Twenty-one-year-old engineering graduate Rani N. is one of these full-time trainers, currently spending her days filming herself folding towels over and over. Each video runs roughly four minutes, and she films around 90 videos a day, repositioning herself across every spot on a bed to capture varied perspectives. She describes the job as “tolerable” but acknowledges the constant awkwardness of always wearing a camera. In other studio rooms, colleagues arrange everyday items like pencil sharpeners, water bottles, and crayons in different patterns, capturing the arrangements with depth-sensing cameras to build out AI spatial awareness.
Subcontractors like Qanat Consulting Services in Andhra Pradesh expand Objectways’ reach, supplying training data to roughly a dozen major AI firms.
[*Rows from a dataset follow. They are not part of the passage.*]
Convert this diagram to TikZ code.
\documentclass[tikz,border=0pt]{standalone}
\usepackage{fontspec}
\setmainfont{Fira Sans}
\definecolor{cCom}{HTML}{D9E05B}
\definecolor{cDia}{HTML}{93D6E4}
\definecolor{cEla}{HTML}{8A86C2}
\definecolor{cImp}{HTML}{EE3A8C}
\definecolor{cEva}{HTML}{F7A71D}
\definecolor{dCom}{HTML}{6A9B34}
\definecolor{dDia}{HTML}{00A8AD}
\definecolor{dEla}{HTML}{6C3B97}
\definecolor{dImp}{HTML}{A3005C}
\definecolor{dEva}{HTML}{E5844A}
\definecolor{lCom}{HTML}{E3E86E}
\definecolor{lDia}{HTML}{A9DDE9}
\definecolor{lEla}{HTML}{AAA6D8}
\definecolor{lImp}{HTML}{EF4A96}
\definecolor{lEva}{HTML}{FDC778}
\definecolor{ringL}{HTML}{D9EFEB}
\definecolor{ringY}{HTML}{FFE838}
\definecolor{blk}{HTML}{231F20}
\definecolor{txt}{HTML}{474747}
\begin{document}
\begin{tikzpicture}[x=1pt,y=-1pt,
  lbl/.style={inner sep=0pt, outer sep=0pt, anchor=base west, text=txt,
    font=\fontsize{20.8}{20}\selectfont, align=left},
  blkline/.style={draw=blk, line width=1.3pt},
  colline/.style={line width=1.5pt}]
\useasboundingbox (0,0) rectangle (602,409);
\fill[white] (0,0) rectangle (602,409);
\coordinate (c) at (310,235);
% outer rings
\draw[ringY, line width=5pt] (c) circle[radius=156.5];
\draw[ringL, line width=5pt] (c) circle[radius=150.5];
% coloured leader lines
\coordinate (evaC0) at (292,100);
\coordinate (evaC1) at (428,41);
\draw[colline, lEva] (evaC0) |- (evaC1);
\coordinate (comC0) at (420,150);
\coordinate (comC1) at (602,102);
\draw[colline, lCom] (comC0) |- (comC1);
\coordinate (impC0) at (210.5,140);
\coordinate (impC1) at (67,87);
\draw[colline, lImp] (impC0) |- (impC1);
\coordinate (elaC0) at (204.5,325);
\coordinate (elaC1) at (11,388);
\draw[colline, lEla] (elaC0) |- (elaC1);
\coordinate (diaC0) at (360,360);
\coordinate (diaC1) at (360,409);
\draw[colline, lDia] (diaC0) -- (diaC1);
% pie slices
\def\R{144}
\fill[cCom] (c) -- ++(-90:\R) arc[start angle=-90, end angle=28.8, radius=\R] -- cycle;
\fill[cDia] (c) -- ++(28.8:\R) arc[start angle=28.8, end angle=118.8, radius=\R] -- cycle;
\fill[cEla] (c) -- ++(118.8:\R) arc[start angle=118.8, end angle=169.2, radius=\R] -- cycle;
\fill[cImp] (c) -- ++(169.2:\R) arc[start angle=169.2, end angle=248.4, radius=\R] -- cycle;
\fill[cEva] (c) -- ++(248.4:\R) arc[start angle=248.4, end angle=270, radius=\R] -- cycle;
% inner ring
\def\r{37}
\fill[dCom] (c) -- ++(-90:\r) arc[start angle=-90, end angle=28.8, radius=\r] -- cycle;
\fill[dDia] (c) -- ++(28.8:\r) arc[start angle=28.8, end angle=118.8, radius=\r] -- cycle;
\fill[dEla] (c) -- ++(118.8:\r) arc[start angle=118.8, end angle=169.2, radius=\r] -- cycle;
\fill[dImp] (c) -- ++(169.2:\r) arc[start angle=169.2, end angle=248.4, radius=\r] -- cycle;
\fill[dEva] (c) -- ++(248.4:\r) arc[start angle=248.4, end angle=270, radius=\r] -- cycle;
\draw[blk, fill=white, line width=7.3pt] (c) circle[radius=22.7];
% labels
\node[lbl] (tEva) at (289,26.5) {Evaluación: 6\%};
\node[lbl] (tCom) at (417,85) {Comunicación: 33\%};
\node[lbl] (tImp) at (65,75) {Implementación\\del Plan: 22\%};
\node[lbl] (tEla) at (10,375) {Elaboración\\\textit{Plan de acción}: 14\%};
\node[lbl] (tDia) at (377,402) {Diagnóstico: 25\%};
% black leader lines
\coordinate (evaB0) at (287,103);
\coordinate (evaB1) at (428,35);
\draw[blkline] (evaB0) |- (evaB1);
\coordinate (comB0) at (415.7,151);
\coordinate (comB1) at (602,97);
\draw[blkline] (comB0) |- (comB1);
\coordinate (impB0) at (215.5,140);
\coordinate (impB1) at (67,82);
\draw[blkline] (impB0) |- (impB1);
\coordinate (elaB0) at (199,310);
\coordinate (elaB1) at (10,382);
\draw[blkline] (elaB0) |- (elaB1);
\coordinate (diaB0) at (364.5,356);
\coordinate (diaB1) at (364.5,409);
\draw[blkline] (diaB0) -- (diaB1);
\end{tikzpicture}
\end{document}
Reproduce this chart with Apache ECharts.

Qanat CEO Thaslim Pattan says the firm has 2,000 independent contributors, many of whom wear motion-sensor bands on their wrists, hands, and legs to capture more granular movement data. Other Indian AI data firms, like Bengaluru-based Humyn Labs, collect both video and audio data, having contributors hold recorded conversations on topics ranging from politics to entertainment to help train AI speech recognition models.
Manish Agarwal, founder of Humyn Labs, argues that fears of mass robot-driven job displacement are overblown. He believes the future of work will not be robots replacing humans, but “networks of humans and robots will work together” globally. “A welder in India could be managing a welder-robot in Prague,” he offered as an example of the new collaborative work models AI could enable.
For now, though, the paradox at the heart of India’s AI data industry remains: thousands of ordinary workers are earning much-needed income helping build the very automation that could one day eliminate their roles, creating a critical tension that policymakers and industry leaders will have to grapple with as the AI sector continues to expand.